Michael Mandiberg, National Phonebank with Artists for Biden/Harris, 6:00 — 8:00 PM, September 20, 2020 (#27), 2020.
Michael Mandiberg, JCOPE Comprehensive Ethics Seminar Training, 10:00 AM — 12:00 PM, August 05, 2020 (#20), 2020. Oil on canvas. Courtesy of the artist.
Michael Mandiberg, Uncle Bob 85th birthday via Zoom, 3:00 — 4:00 PM, August 16, 2020 (#24), 2020. Oil on canvas. Courtesy of the artist.
Josh Smith: High As Fuck
Galleries as well offered new perspectives to their audiences to bridge the gap between the quarantined public and the gallery rooms. The art world embraced a multitude of digital channels and co-created virtual experiences together with artists. Such digital endeavors often draw attention by promising access and a perspective typically unavailable to the public.
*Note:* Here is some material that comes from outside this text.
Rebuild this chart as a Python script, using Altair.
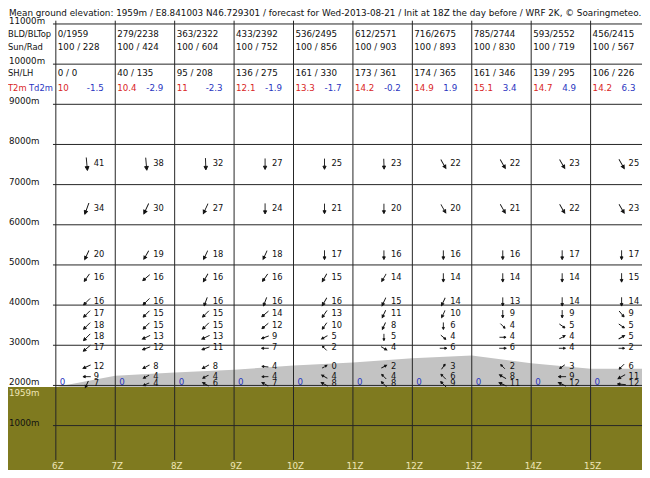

David Zwirner gallery put on a raveled digital exhibition High As Fuck presenting new works by Josh Smith made during the current pandemic and New York City’s mandatory quarantine. “The paintings, at least for myself, present a contemplative depiction of New York as it currently exists,” Smith notes. “This time won’t last forever. Abandoned, the feel of this place is strangely hopeful. It is inspiring.” Smith tours the visitor through his paintings and sculptures on the top of his home building in Brooklyn on a dedicated webpage packed with installation photos, videos and behind the scenes shots. As Smith states: “This is a gallery show for a gallery that’s not physically accessible because of our collective isolation”.